The English settlers in 1660 obtained a confirmation of their title from the sachems Wanackmamack and Nickanoose, with certain reservations to the Indian inhabitants, driving, as usual, a hard, ungenerous bargain, as the Indians learned when too late. In 1700 their grievances were communicated by the Earl of Bellomont, then governor, to the crown. Their greatest complaint was, that the English had by calculation stripped them of the means of keeping cattle or live stock of any kind, even on their reserved lands, by means of concessions they did not comprehend. At that time the Indians had been decimated, numbering fewer than four hundred, while the whites had increased to eight hundred souls. The mortality of 1763 wasted the few remaining Indians to a handful.[246] In 1791 there were but four males and sixteen females. Abraham Quady, the last survivor, died within a few years.

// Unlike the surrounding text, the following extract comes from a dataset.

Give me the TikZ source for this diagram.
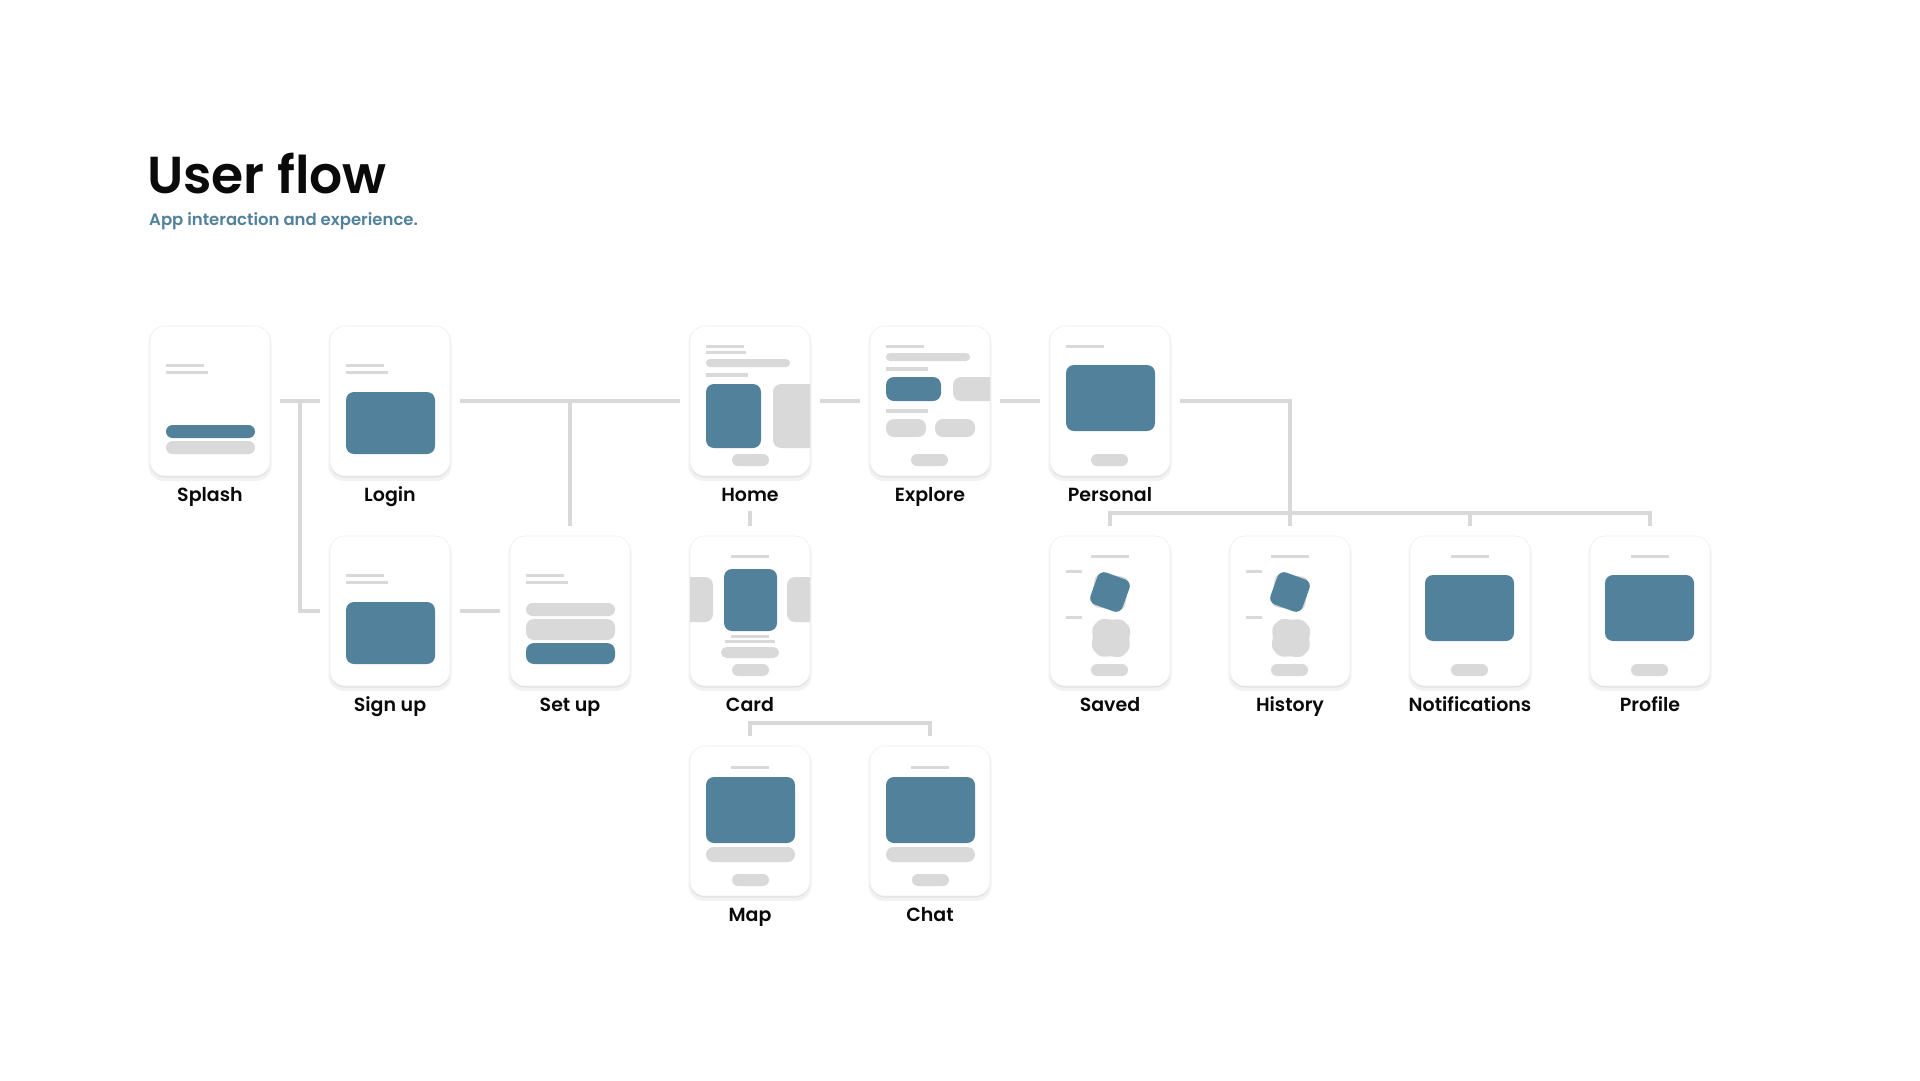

The choice of the island by Macy is accounted for by the foregoing facts, doubtless within his knowledge, as many of the original proprietors were his townsmen.
Thomas Mayhew ought to be considered one of the fathers of English settlement in New England. He was of Watertown, in Massachusetts, and I presume the same person mentioned by Drake, in his "Founders," as desirous of passing, in 1637, into "fforaigne partes." He is styled Mr. Thomas Mayhew, Gent., a title raising him above the rank of tradesmen, artificers, and the like, who were not then considered gentlemen; nor is this distinction much weakened at the present day in England. Mayhew received his grant of Nantucket and two small islands adjoining in October, 1641, and on the 23d of the same month, of Martha's Vineyard and the Elizabeth Islands. The younger Mayhew, who, Mather says, settled at the Vineyard in 1642, seems to have devoted himself to the conversion of the Indians with the zeal of a missionary.[247] In 1657 he was drowned at sea, the ship in which he had sailed for England never having been heard from. He was taking with him one of the Vineyard Indians, with the hope of awakening an interest in their progress toward Christianity. Jonathan Mayhew, the celebrated divine, was of this stock.